BETTER HOMES AND GULLS

Driftwood walking staffs lose their novelty and I decide to try my hand at a project requiring hammer and nails, a saw, perhaps a few good screws. I decide to build a bird habitat.

Not a bird house, understand - Moi's environmentally enhanced enterprise will be a diverse species sanctuary slash multi-level feeder slash protective cover with accompanying baths and open-air bar. I figure I'll draw from my years of experience in the theatre; I have, after all, braced a flat before and I'm certainly not unhandy at props and scene painting. It'll be a breeze.

I shall build a tree. Yes, a tree. Trunk, braches, stems - but oh so much more!

I will construct - from odds and ends which daily wash up on the beach - a veritable avian amusement park!

Fowl Disneyworld.

Here's what happens. A grackle starts hanging around the yard and, animal lover that I am or rather profess to be, I offer it slices of bread and raw peanuts. Which it accepts. Following day, the bird invites its little family to feast. And some sparrows appear. So I rush out and buy fifty-pounds of seed. (Which goes fast.) Redwing blackbirds show up, and a fish crow. Crushed raisins, five ten-pound bags. And of course you know I've always had gulls.

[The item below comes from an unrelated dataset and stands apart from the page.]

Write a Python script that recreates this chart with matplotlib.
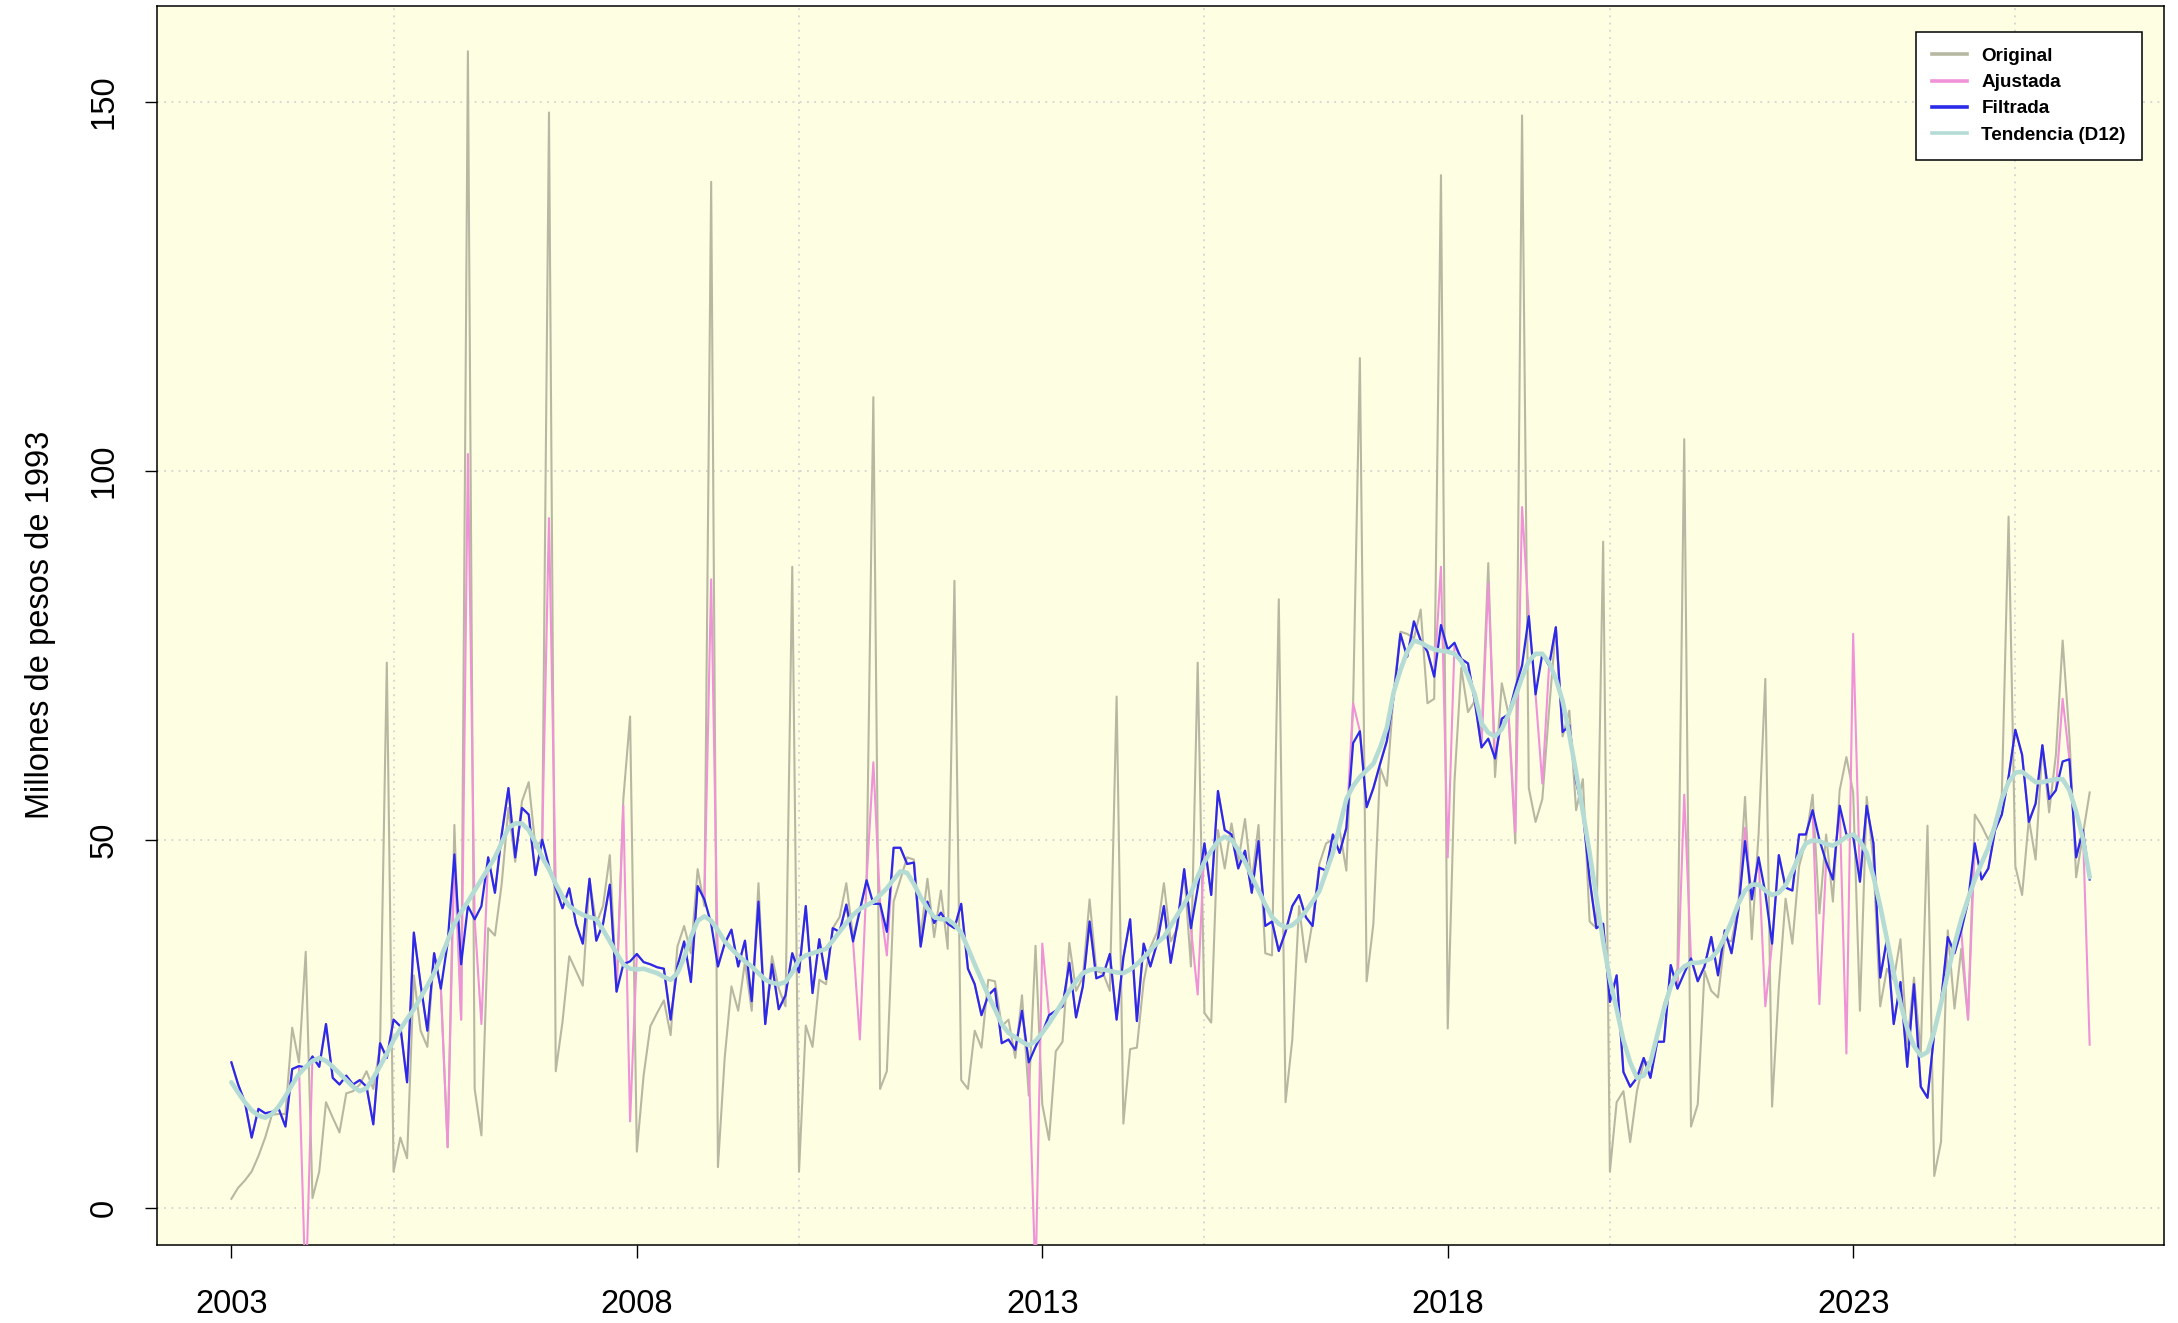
import numpy as np
import matplotlib
matplotlib.use("Agg")
import matplotlib.pyplot as plt
from matplotlib.lines import Line2D

plt.rcParams['font.family'] = ['Liberation Sans', 'DejaVu Sans']

# serie mensual, enero 2003 a diciembre 2025
anio_inicio = 2003

original = [
	1.3, 2.8, 3.8, 5.0, 7.1, 9.6, 12.7, 12.8, 12.8, 24.5, 19.8, 34.8,
	1.4, 5.0, 14.4, 12.3, 10.3, 15.6, 15.9, 16.8, 18.6, 16.2, 22.0, 74.0,
	5.0, 9.6, 6.8, 31.6, 24.1, 21.9, 34.6, 29.8, 8.3, 52.0, 25.6, 156.9,
	16.2, 9.9, 38.0, 37.0, 44.0, 54.3, 47.0, 55.2, 57.8, 48.9, 50.0, 148.6,
	18.6, 25.3, 34.2, 32.2, 30.2, 44.6, 38.6, 41.0, 47.9, 29.4, 55.5, 66.7,
	7.7, 18.0, 24.7, 26.5, 28.2, 23.5, 35.5, 38.3, 34.6, 46.0, 41.0, 139.2,
	5.6, 20.4, 30.1, 26.8, 33.4, 26.8, 44.1, 25.0, 34.2, 29.8, 27.4, 87.0,
	5.0, 24.8, 21.9, 31.0, 30.4, 38.0, 39.5, 44.1, 36.8, 40.4, 44.5, 110.0,
	16.2, 18.6, 41.6, 44.6, 47.6, 47.3, 36.8, 44.7, 36.8, 43.1, 35.2, 85.1,
	17.4, 16.2, 24.1, 21.8, 31.0, 30.8, 24.7, 25.6, 20.4, 28.9, 15.3, 35.6,
	14.1, 9.3, 21.3, 22.6, 36.0, 29.5, 31.3, 41.9, 32.2, 31.9, 29.5, 69.4,
	11.5, 21.6, 21.8, 30.7, 35.4, 37.5, 44.1, 36.2, 38.0, 45.8, 32.8, 74.0,
	26.5, 25.2, 51.3, 46.1, 52.2, 47.0, 52.8, 44.3, 52.0, 34.6, 34.3, 82.6,
	14.4, 22.9, 41.0, 33.4, 38.9, 46.7, 49.5, 50.0, 51.3, 45.8, 68.5, 115.3,
	30.8, 38.6, 59.7, 57.3, 70.0, 78.2, 77.9, 77.3, 81.2, 68.5, 69.1, 140.1,
	24.4, 57.9, 73.3, 67.3, 68.8, 64.0, 87.5, 58.5, 71.2, 67.0, 49.5, 148.2,
	57.0, 52.4, 55.5, 67.6, 78.8, 64.0, 67.5, 54.0, 58.2, 38.9, 38.0, 90.4,
	5.0, 14.4, 15.9, 9.0, 15.9, 19.8, 19.8, 22.9, 27.7, 30.4, 32.5, 104.3,
	11.1, 14.1, 32.2, 29.5, 28.6, 36.5, 36.2, 41.0, 55.8, 36.5, 50.7, 71.8,
	13.8, 30.0, 42.0, 35.9, 46.4, 50.0, 56.1, 40.0, 50.7, 41.6, 56.7, 61.2,
	56.4, 26.8, 55.8, 47.0, 27.4, 32.5, 31.0, 36.5, 22.2, 31.3, 21.0, 51.9,
	4.4, 9.0, 37.7, 27.1, 35.2, 25.6, 53.4, 51.9, 50.0, 51.9, 56.1, 93.8,
	46.4, 42.5, 52.8, 47.3, 62.8, 53.7, 61.5, 77.0, 64.0, 44.9, 50.7, 56.4,
]

ajustada = [
	19.8, 16.8, 14.4, 9.6, 13.5, 12.9, 13.1, 13.5, 11.1, 18.9, 19.3, -12.0,
	20.6, 19.2, 25.0, 17.7, 16.8, 18.0, 16.8, 17.4, 16.5, 11.4, 22.4, 20.4,
	25.6, 24.7, 17.1, 37.4, 30.4, 24.1, 34.6, 29.8, 8.3, 48.0, 25.6, 102.3,
	39.2, 25.0, 47.6, 42.8, 50.7, 57.0, 47.6, 54.3, 53.4, 45.2, 50.0, 93.6,
	43.4, 40.7, 43.4, 38.6, 35.9, 44.7, 36.3, 38.6, 43.9, 29.4, 54.6, 11.8,
	34.5, 33.4, 33.1, 32.7, 32.5, 25.6, 32.8, 36.2, 30.7, 43.7, 41.9, 85.3,
	32.8, 35.9, 37.8, 32.8, 36.3, 28.1, 41.6, 25.0, 33.1, 27.0, 28.9, 34.6,
	32.0, 41.0, 29.2, 36.5, 31.1, 38.0, 37.5, 41.2, 36.2, 22.9, 44.5, 60.5,
	41.3, 34.3, 48.9, 48.9, 46.7, 46.9, 35.5, 41.6, 38.7, 40.1, 38.6, 38.0,
	41.3, 32.5, 30.4, 26.2, 28.9, 29.8, 22.4, 22.9, 21.5, 26.8, 19.8, -10.0,
	35.9, 26.2, 26.8, 27.4, 33.3, 25.9, 30.1, 38.9, 31.2, 31.6, 34.5, 25.6,
	34.0, 39.2, 25.4, 35.9, 32.8, 36.0, 41.0, 33.3, 38.6, 46.0, 38.0, 29.0,
	49.5, 42.5, 56.6, 51.3, 50.7, 46.1, 48.5, 42.8, 49.8, 38.3, 38.9, 34.9,
	37.5, 41.0, 42.5, 39.5, 38.3, 46.2, 45.8, 50.7, 48.2, 51.6, 68.5, 64.7,
	54.4, 57.0, 60.3, 63.4, 69.4, 77.9, 74.8, 79.6, 77.0, 75.5, 72.1, 87.0,
	47.6, 76.4, 74.5, 73.9, 68.8, 62.5, 84.8, 61.0, 66.4, 67.0, 51.0, 95.1,
	80.3, 69.7, 57.6, 73.6, 78.8, 64.6, 65.5, 57.9, 53.7, 44.6, 38.0, 38.6,
	28.0, 31.6, 18.5, 16.5, 17.7, 20.4, 17.7, 22.6, 22.6, 33.0, 29.8, 56.1,
	33.9, 30.8, 32.8, 36.8, 31.6, 37.7, 34.6, 40.4, 51.6, 41.9, 47.6, 27.4,
	35.9, 47.9, 43.5, 43.1, 50.7, 50.7, 54.0, 27.7, 47.0, 44.6, 54.6, 21.0,
	77.9, 44.3, 54.6, 49.5, 31.3, 36.5, 25.0, 30.7, 19.2, 30.4, 16.5, 15.0,
	23.8, 28.0, 36.8, 34.6, 37.7, 25.6, 49.5, 44.6, 46.1, 51.3, 53.4, 58.5,
	64.9, 61.5, 52.4, 54.9, 62.8, 55.5, 56.7, 69.1, 60.9, 47.6, 51.3, 22.2,
]

filtrada = [
	19.8, 16.8, 14.4, 9.6, 13.5, 12.9, 13.1, 13.5, 11.1, 18.9, 19.3, 19.1,
	20.6, 19.2, 25.0, 17.7, 16.8, 18.0, 16.8, 17.4, 16.5, 11.4, 22.4, 20.4,
	25.6, 24.7, 17.1, 37.4, 30.4, 24.1, 34.6, 29.8, 36.0, 48.0, 33.1, 41.0,
	39.2, 41.0, 47.6, 42.8, 50.7, 57.0, 47.6, 54.3, 53.4, 45.2, 50.0, 46.4,
	43.4, 40.7, 43.4, 38.6, 35.9, 44.7, 36.3, 38.6, 43.9, 29.4, 33.1, 33.5,
	34.5, 33.4, 33.1, 32.7, 32.5, 25.6, 32.8, 36.2, 30.7, 43.7, 41.9, 38.6,
	32.8, 35.9, 37.8, 32.8, 36.3, 28.1, 41.6, 25.0, 33.1, 27.0, 28.9, 34.6,
	32.0, 41.0, 29.2, 36.5, 31.1, 38.0, 37.5, 41.2, 36.2, 40.4, 44.5, 41.3,
	41.3, 37.5, 48.9, 48.9, 46.7, 46.9, 35.5, 41.6, 38.7, 40.1, 38.6, 38.0,
	41.3, 32.5, 30.4, 26.2, 28.9, 29.8, 22.4, 22.9, 21.5, 26.8, 19.8, 21.9,
	23.8, 26.2, 26.8, 27.4, 33.3, 25.9, 30.1, 38.9, 31.2, 31.6, 34.5, 25.6,
	34.0, 39.2, 25.4, 35.9, 32.8, 36.0, 41.0, 33.3, 38.6, 46.0, 38.0, 43.4,
	49.5, 42.5, 56.6, 51.3, 50.7, 46.1, 48.5, 42.8, 49.8, 38.3, 38.9, 34.9,
	37.5, 41.0, 42.5, 39.5, 38.3, 46.2, 45.8, 50.7, 48.2, 51.6, 63.1, 64.7,
	54.4, 57.0, 60.3, 63.4, 69.4, 77.9, 74.8, 79.6, 77.0, 75.5, 72.1, 79.1,
	75.8, 76.7, 74.5, 73.9, 68.8, 62.5, 63.7, 61.0, 66.4, 67.0, 70.6, 73.6,
	80.3, 69.7, 75.2, 73.6, 78.8, 64.6, 65.5, 57.9, 53.7, 44.6, 38.0, 38.6,
	28.0, 31.6, 18.5, 16.5, 17.7, 20.4, 17.7, 22.6, 22.6, 33.0, 29.8, 31.9,
	33.9, 30.8, 32.8, 36.8, 31.6, 37.7, 34.6, 40.4, 49.8, 41.9, 47.6, 42.8,
	35.9, 47.9, 43.5, 43.1, 50.7, 50.7, 54.0, 50.0, 47.0, 44.6, 54.6, 50.7,
	50.4, 44.3, 54.6, 49.5, 31.3, 36.5, 25.0, 30.7, 19.2, 30.4, 16.5, 15.0,
	23.8, 28.0, 36.8, 34.6, 37.7, 41.6, 49.5, 44.6, 46.1, 51.3, 53.4, 58.5,
	64.9, 61.5, 52.4, 54.9, 62.8, 55.5, 56.7, 60.6, 60.9, 47.6, 51.3, 44.6,
]

tendencia = [
	17.1, 15.7, 14.4, 13.3, 12.6, 12.3, 12.8, 13.8, 15.2, 16.8, 18.2, 19.2,
	20.0, 20.4, 20.0, 19.2, 18.3, 17.4, 16.5, 15.9, 16.3, 17.7, 19.3, 21.0,
	22.8, 24.3, 25.7, 27.0, 28.6, 30.2, 31.9, 34.0, 36.3, 38.6, 40.2, 41.6,
	43.1, 44.6, 46.1, 47.6, 49.6, 51.6, 52.2, 52.2, 51.3, 49.6, 47.6, 46.0,
	44.0, 42.3, 41.0, 40.3, 39.8, 39.5, 39.2, 37.8, 36.2, 34.6, 33.1, 32.5,
	32.4, 32.5, 32.2, 31.9, 31.4, 31.0, 31.9, 34.0, 36.8, 39.0, 39.6, 39.0,
	37.7, 36.2, 35.2, 34.3, 33.5, 32.8, 31.9, 31.0, 30.6, 30.4, 30.7, 32.0,
	33.7, 34.3, 34.6, 34.9, 35.2, 36.3, 37.5, 38.7, 39.8, 40.6, 41.1, 41.6,
	42.5, 43.4, 44.6, 45.7, 45.5, 44.0, 42.2, 40.7, 39.5, 39.2, 39.2, 38.5,
	37.4, 35.3, 33.1, 31.0, 28.9, 27.0, 25.0, 23.8, 23.2, 22.6, 22.1, 22.7,
	23.8, 25.1, 26.5, 28.0, 29.5, 30.8, 31.9, 32.3, 32.5, 32.4, 32.2, 32.0,
	31.9, 32.4, 33.1, 34.0, 35.0, 36.0, 36.8, 38.3, 39.8, 41.3, 42.8, 45.0,
	47.0, 48.5, 49.8, 50.4, 50.0, 48.6, 47.0, 45.0, 43.1, 41.2, 39.5, 38.6,
	38.1, 38.4, 39.2, 40.3, 41.6, 43.0, 45.6, 48.2, 51.8, 55.5, 57.3, 58.5,
	59.4, 60.3, 62.5, 65.2, 70.0, 73.0, 75.5, 77.0, 76.7, 76.2, 75.8, 75.6,
	75.5, 75.2, 74.2, 72.2, 69.7, 65.8, 64.5, 64.0, 65.0, 67.0, 69.4, 72.0,
	74.2, 75.2, 75.2, 74.0, 71.8, 68.8, 64.2, 59.1, 53.8, 48.2, 42.2, 36.2,
	31.0, 27.0, 22.8, 19.8, 17.7, 18.0, 19.8, 23.5, 27.0, 30.1, 31.9, 32.8,
	33.3, 33.3, 33.5, 33.9, 35.0, 36.8, 38.9, 41.3, 43.1, 43.9, 43.9, 43.1,
	42.5, 42.8, 43.8, 45.7, 47.8, 49.5, 49.9, 49.8, 49.4, 49.2, 49.7, 50.4,
	50.7, 49.8, 48.2, 45.0, 41.0, 36.5, 31.9, 27.8, 24.4, 22.0, 20.7, 21.2,
	24.0, 27.8, 31.9, 35.8, 39.2, 42.0, 44.6, 46.8, 48.9, 52.0, 55.5, 57.8,
	59.1, 59.2, 58.5, 57.8, 57.8, 58.0, 58.2, 58.2, 56.7, 53.8, 50.1, 44.9,
]

anios_eje = [2003, 2008, 2013, 2018, 2023]
valores_eje = [0, 50, 100, 150]
rejilla_x = [2005, 2010, 2015, 2020, 2025]

nombres = ['Original', 'Ajustada', 'Filtrada', 'Tendencia (D12)']
colores = ['#b8b8a2', '#ef92d8', '#2a2ae8', '#b4dcd5']

t = anio_inicio + np.arange(len(original)) / 12.0

fig = plt.figure(figsize=(21.78, 13.23), dpi=100)
ax = fig.add_axes([0.0721, 0.0593, 0.9215, 0.9365])
ax.set_facecolor('#fefee3')

for gx in rejilla_x:
	ax.axvline(gx, color='#d3d3d3', linestyle=(0, (1, 3)), linewidth=1.3, zorder=1)
for gy in valores_eje:
	ax.axhline(gy, color='#d3d3d3', linestyle=(0, (1, 3)), linewidth=1.3, zorder=1)

ax.plot(t, original, color=colores[0], linewidth=1.5, zorder=2)
ax.plot(t, ajustada, color=colores[1], linewidth=1.5, zorder=3)
ax.plot(t, filtrada, color=colores[2], linewidth=1.6, zorder=4)
ax.plot(t, tendencia, color=colores[3], linewidth=3.3, zorder=5,
	solid_capstyle='round')

ax.set_xlim(2002.083, 2026.834)
ax.set_ylim(-4.9, 163.1)

ax.set_xticks(anios_eje)
ax.set_xticklabels([str(a) for a in anios_eje])
ax.set_yticks(valores_eje)
ax.set_yticklabels([str(v) for v in valores_eje], rotation=90, va='center')
ax.tick_params(axis='both', direction='out', length=9, width=1.0,
	labelsize=23.5, color='black')
ax.tick_params(axis='x', pad=23)
ax.tick_params(axis='y', pad=18)

for s in ax.spines.values():
	s.set_linewidth(1.1)
	s.set_color('black')

ax.set_ylabel('Millones de pesos de 1993', fontsize=23.5)
ax.yaxis.set_label_coords(-0.0505, 0.5)

manijas = [Line2D([0], [0], color=c, linewidth=2.6) for c in colores]
ley = ax.legend(manijas, nombres, loc='upper right',
	bbox_to_anchor=(0.989, 0.979), borderaxespad=0, frameon=True,
	fancybox=False, edgecolor='black', facecolor='white', framealpha=1,
	prop={'weight': 'bold', 'size': 13.6}, handlelength=1.85,
	handletextpad=0.75, labelspacing=0.48, borderpad=0.85)
ley.get_frame().set_linewidth(1.1)

plt.savefig('out.png', dpi=100)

One thing leads to another. I figure, I have those power tools now. Hmm. And a plethora of raw materials from collapsed beachhouses. Hmm. When I first describe my vision to Blanca she laughs. Laughs and laughs. She thinks I'm joking, takes a sip from her third Pina Colada; I whip out my schematics and hardware list. Well that brings an air of sobriety to the conversation let me tell you. In a matter of seconds her facial expression goes from happy to confused to disbelief to shock to panicky to absolute terror. It's an emotional rush. "I doan like dem nasty birds here," she says in her heavy Hispanic accent. "Dey shit too much an I tink I am stepping on it this morning."

Blanca is my housekeeper slash temporary houseguest. You can read her complaints about my coarse treatment at Blanca's Beat. The woman makes me tired.

"Jes so long you doan 'spect no manual labor outta me."  (Heaven forbid.)

We start the inital ground work tomorrow. I feel certain that once Blanca gets into the swing of things, arms and legs buried in wood chips and rusty nails, the scent of turpentine and epoxy in the wind; she will come around. I'm so hoping, anyway.

I love the smell of polyurethene in the morning.